━━ SUPPLIED INFORMATION ━━

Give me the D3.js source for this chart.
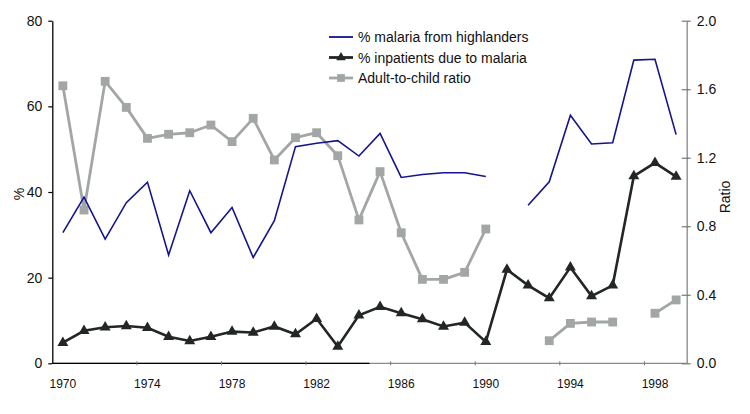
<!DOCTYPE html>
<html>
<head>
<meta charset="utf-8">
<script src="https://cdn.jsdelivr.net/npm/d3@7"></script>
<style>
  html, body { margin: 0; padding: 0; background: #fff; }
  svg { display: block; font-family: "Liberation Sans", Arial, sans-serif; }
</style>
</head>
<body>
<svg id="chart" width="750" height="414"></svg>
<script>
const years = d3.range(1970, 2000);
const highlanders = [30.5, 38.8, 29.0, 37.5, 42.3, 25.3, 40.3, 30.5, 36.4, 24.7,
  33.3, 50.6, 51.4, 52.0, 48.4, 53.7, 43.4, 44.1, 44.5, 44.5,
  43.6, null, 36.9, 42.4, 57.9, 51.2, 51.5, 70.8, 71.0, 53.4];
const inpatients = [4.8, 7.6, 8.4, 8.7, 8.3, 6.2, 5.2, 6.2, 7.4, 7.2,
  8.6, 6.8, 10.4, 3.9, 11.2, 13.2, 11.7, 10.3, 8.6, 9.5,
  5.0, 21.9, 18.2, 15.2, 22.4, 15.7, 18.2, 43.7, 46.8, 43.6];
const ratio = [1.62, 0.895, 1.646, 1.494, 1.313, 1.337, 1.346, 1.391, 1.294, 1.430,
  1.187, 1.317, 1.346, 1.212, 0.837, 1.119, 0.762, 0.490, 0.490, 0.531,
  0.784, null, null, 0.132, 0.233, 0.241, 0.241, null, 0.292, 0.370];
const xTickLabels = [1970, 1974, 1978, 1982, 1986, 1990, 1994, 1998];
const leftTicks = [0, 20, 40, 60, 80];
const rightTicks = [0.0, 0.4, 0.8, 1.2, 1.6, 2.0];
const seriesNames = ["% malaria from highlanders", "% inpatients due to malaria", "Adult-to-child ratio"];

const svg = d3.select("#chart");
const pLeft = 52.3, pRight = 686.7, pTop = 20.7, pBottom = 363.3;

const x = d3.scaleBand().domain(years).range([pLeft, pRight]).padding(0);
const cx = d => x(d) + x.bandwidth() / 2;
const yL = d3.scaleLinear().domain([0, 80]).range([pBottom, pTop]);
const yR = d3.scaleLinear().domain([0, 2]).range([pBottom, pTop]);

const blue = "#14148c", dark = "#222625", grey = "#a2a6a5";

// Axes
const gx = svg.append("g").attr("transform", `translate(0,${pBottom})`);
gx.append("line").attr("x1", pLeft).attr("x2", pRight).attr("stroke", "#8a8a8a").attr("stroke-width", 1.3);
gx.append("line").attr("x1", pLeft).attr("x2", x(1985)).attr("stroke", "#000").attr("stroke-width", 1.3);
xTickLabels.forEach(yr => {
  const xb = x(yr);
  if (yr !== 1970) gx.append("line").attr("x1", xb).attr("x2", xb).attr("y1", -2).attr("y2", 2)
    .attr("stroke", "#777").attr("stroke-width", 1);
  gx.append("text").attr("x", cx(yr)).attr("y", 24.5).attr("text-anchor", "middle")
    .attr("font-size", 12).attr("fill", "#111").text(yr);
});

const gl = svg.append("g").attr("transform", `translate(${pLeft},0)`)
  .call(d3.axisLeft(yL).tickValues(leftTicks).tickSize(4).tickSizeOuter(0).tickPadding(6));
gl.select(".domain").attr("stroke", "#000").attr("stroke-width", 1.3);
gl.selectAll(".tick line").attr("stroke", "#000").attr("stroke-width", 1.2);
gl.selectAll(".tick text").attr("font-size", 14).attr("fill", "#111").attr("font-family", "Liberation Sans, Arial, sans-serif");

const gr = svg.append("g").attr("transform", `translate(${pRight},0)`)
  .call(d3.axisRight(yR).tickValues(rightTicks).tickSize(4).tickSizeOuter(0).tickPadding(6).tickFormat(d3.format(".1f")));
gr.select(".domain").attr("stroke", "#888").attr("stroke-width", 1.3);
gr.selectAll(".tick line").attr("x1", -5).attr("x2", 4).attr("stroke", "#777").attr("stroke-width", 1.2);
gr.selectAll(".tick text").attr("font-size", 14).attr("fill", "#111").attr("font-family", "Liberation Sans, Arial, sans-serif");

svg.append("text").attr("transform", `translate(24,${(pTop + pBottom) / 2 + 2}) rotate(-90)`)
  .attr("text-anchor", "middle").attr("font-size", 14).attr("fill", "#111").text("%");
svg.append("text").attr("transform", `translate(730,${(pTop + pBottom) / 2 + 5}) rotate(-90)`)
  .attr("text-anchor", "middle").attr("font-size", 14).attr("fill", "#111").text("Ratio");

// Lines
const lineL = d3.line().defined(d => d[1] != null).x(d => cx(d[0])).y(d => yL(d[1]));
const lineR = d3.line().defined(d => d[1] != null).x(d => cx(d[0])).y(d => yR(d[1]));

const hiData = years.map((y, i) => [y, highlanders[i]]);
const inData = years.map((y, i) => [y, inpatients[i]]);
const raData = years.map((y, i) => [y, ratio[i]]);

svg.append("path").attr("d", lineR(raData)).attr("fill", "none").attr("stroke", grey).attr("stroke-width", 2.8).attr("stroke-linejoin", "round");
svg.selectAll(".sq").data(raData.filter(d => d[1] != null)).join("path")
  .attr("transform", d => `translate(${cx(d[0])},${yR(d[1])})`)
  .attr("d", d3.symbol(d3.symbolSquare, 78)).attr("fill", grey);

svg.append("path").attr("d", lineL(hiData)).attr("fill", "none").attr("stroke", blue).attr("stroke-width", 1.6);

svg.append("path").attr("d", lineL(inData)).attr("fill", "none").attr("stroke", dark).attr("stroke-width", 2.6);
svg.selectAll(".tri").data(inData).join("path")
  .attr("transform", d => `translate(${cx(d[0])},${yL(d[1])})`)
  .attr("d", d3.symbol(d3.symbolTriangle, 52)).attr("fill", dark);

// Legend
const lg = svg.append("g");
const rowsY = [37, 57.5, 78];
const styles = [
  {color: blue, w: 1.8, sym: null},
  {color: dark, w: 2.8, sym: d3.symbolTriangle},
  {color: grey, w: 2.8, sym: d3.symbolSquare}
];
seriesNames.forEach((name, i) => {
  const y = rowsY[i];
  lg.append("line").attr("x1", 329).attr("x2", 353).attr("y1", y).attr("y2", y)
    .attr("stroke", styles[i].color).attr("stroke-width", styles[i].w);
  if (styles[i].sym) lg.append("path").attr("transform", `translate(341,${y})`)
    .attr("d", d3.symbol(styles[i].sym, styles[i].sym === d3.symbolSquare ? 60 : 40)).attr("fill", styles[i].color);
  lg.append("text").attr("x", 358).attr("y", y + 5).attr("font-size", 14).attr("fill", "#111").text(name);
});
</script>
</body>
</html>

━━━
━━ SUPPLIED INFORMATION ━━

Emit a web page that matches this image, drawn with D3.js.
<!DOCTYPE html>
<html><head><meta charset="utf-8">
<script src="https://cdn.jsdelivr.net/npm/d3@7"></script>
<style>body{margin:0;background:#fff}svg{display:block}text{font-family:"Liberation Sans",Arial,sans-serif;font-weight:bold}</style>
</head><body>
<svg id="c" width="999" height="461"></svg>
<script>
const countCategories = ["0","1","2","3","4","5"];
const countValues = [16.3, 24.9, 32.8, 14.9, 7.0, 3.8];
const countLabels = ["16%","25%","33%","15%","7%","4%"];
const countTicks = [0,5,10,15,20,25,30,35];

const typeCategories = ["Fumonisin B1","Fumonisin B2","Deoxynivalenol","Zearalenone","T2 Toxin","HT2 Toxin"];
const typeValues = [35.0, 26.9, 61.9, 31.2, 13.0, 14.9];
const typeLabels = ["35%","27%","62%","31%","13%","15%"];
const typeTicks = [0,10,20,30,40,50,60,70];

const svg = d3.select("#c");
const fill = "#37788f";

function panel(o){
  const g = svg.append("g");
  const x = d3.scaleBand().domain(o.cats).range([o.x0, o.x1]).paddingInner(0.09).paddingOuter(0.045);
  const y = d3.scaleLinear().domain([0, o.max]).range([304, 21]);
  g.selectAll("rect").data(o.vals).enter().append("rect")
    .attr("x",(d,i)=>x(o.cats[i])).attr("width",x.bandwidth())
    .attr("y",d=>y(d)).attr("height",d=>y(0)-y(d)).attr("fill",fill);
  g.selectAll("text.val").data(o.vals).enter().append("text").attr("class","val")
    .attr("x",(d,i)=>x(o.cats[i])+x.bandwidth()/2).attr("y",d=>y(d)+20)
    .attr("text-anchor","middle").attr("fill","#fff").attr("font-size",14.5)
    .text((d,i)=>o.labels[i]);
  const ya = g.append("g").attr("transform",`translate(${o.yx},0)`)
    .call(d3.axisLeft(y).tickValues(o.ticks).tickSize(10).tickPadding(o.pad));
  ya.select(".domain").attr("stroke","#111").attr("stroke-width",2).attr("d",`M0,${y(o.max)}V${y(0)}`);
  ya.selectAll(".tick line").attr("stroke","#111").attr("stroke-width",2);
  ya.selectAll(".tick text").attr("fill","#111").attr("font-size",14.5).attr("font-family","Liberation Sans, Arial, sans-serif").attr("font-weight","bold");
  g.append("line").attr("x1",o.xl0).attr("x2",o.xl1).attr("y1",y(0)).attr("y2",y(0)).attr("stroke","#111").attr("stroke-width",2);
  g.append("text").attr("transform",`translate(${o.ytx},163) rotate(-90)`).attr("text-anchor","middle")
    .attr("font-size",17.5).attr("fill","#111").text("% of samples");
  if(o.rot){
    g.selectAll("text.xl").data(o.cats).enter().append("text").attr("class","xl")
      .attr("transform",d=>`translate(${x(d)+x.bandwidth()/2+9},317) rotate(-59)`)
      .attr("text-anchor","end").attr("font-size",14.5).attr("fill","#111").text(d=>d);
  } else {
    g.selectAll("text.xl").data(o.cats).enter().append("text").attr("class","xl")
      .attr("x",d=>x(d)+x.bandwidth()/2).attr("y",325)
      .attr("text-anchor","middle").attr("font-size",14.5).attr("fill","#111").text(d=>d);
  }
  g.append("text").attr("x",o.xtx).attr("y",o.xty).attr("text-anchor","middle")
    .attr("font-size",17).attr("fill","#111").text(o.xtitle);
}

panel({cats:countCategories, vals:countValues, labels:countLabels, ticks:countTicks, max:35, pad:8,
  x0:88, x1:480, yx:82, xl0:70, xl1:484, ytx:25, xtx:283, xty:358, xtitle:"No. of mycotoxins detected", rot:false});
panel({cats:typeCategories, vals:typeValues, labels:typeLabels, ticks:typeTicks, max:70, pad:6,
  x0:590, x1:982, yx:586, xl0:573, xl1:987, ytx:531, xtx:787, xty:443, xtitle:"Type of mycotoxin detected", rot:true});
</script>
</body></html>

━━━

## WHAT YOU WILL DO
Where a line holds the string "chart", copy that line.

## FINAL RESULT
Give me the D3.js source for this chart.
<svg id="chart" width="750" height="414"></svg>
const svg = d3.select("#chart");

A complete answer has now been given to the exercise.